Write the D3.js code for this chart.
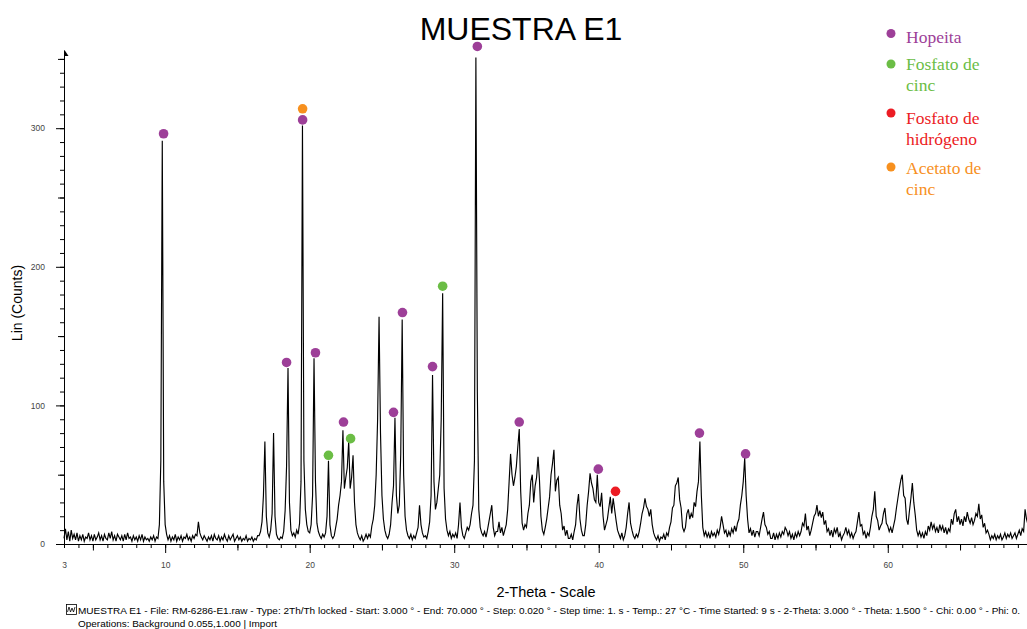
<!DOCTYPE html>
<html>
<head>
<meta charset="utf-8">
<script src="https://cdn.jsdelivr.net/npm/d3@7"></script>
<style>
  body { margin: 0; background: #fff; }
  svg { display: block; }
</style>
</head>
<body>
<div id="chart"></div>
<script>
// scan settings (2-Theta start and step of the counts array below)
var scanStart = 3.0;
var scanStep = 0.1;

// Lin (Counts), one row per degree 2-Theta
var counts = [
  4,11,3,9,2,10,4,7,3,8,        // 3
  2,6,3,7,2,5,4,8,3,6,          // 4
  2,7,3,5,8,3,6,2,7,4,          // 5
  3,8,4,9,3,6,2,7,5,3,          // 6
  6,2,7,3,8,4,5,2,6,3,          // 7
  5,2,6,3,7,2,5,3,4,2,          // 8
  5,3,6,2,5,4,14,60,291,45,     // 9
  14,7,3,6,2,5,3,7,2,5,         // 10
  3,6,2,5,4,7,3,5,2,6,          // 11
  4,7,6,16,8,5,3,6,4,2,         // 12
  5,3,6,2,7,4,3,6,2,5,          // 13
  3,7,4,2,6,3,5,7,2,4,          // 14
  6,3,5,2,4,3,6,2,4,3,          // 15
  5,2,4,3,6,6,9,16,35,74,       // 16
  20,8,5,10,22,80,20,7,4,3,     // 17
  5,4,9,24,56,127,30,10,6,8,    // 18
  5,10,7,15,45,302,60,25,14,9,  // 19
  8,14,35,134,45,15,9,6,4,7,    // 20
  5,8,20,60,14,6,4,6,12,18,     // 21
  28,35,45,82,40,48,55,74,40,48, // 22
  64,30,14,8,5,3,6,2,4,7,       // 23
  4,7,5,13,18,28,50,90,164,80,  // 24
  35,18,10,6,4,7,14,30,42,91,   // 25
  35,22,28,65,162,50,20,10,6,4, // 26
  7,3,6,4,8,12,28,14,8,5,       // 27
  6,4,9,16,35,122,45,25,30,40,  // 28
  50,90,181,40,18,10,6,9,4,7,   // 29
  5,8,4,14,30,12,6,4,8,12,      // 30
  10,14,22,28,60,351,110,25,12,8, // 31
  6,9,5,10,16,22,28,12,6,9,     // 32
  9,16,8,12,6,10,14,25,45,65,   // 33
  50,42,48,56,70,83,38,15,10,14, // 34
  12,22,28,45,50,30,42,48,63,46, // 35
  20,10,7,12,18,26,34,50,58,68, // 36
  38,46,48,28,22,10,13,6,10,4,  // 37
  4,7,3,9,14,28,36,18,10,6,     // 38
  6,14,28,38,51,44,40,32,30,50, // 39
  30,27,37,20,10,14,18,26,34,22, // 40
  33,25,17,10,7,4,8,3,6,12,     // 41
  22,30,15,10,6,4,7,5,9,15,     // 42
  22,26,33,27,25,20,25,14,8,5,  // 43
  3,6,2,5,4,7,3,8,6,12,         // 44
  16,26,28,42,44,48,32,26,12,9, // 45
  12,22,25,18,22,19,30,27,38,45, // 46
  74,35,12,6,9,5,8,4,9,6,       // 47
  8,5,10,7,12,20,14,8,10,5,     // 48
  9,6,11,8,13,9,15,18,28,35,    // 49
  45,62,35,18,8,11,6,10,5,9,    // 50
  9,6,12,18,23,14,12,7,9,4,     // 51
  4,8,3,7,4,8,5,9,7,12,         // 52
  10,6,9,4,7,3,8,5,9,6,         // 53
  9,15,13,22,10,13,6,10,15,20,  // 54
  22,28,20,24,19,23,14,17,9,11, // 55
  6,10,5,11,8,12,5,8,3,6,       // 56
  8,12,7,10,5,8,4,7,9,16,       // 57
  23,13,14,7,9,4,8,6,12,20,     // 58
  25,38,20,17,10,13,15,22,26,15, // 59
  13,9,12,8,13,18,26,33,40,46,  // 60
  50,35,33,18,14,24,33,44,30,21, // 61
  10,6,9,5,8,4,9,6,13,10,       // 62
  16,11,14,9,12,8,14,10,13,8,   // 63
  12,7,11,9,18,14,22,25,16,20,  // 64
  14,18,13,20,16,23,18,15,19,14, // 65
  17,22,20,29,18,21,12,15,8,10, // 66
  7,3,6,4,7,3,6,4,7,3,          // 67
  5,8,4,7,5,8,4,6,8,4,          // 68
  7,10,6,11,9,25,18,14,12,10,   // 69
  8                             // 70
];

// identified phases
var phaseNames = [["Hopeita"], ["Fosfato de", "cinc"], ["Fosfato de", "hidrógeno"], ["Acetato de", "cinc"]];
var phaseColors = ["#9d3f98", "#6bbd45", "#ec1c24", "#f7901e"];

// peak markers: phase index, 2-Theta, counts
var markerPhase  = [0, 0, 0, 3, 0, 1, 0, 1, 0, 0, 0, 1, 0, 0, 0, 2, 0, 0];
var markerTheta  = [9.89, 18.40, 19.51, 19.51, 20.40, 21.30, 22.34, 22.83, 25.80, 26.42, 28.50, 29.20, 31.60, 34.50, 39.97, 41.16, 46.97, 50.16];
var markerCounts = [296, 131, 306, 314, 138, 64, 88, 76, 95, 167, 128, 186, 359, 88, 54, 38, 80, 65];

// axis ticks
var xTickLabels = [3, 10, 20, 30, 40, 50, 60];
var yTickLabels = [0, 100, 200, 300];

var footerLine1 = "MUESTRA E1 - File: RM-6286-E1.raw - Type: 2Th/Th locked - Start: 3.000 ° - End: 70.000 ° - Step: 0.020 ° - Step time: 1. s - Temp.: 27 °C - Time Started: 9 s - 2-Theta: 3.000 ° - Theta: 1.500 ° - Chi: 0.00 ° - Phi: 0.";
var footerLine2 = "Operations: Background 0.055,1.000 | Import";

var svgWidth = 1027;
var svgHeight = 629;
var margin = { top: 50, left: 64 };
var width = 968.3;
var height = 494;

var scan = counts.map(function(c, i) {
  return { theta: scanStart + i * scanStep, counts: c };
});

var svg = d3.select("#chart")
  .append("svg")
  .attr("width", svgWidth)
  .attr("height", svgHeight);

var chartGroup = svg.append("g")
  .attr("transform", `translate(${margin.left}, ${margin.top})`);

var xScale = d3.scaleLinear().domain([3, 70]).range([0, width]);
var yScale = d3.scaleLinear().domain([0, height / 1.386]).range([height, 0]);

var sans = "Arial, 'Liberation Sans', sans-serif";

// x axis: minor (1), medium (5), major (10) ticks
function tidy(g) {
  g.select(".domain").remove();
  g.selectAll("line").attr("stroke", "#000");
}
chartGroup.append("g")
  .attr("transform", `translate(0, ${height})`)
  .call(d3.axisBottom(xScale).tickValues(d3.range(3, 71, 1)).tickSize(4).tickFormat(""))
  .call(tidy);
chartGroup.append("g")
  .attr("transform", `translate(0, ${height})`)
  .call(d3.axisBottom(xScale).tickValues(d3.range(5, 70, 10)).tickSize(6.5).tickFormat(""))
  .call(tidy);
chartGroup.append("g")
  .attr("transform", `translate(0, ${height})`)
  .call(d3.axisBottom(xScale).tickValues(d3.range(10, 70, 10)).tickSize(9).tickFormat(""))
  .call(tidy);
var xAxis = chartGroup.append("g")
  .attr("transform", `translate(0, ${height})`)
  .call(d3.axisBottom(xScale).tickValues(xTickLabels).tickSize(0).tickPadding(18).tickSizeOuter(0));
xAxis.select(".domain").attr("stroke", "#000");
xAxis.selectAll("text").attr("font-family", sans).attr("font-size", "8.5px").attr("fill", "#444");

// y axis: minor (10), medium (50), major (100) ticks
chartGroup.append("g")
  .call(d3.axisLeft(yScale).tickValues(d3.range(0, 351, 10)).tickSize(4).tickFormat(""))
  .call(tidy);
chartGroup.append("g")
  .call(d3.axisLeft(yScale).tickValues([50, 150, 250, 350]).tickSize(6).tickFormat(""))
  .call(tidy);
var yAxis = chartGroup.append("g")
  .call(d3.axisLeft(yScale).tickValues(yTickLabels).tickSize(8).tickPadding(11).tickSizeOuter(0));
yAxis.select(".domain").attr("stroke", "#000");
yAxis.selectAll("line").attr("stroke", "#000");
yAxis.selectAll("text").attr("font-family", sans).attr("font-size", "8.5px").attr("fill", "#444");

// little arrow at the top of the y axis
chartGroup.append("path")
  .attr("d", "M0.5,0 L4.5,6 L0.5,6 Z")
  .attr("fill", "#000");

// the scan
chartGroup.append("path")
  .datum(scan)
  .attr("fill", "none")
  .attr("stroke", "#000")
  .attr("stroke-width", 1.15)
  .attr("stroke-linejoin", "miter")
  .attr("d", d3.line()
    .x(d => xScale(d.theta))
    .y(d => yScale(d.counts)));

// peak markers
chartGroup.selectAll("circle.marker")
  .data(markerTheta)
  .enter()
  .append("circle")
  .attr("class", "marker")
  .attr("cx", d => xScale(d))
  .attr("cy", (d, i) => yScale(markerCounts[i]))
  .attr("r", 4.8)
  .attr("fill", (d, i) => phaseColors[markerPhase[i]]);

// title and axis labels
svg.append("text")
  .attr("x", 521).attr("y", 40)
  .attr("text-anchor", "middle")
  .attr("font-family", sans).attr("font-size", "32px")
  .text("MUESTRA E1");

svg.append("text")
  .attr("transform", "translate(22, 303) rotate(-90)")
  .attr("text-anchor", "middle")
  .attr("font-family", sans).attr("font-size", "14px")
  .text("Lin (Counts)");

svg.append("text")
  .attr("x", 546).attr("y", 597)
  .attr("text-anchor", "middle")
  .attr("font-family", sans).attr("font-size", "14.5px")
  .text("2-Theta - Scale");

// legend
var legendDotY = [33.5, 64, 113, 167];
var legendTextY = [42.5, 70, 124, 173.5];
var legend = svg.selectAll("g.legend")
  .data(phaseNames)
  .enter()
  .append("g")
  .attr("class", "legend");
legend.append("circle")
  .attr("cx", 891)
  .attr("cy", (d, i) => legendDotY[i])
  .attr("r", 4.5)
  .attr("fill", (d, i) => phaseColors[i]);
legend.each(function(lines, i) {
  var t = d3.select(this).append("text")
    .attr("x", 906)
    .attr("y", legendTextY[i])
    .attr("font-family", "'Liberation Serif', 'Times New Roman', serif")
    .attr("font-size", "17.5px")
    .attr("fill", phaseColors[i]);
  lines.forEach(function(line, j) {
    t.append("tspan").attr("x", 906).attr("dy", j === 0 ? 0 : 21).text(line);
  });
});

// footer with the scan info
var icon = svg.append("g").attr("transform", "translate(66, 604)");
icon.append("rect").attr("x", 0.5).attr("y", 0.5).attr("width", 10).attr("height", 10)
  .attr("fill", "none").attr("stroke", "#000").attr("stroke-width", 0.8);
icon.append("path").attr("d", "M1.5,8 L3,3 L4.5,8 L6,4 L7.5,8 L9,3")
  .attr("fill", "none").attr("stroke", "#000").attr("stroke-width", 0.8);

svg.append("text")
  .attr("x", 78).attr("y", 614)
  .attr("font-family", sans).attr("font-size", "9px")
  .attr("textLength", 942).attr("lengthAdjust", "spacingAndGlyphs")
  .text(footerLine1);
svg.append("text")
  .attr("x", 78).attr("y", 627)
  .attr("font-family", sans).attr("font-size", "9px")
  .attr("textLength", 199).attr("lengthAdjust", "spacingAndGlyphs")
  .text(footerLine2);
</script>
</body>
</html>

• WHAT YOU WILL DO:
Take the material above from its first line through the line holding "var scanStep = 0.1;" and set it down exactly, without the pictures.

• SOLUTION BELOW:
Write the D3.js code for this chart.
<!DOCTYPE html>
<html>
<head>
<meta charset="utf-8">
<script src="https://cdn.jsdelivr.net/npm/d3@7"></script>
<style>
  body { margin: 0; background: #fff; }
  svg { display: block; }
</style>
</head>
<body>
<div id="chart"></div>
<script>
// scan settings (2-Theta start and step of the counts array below)
var scanStart = 3.0;
var scanStep = 0.1;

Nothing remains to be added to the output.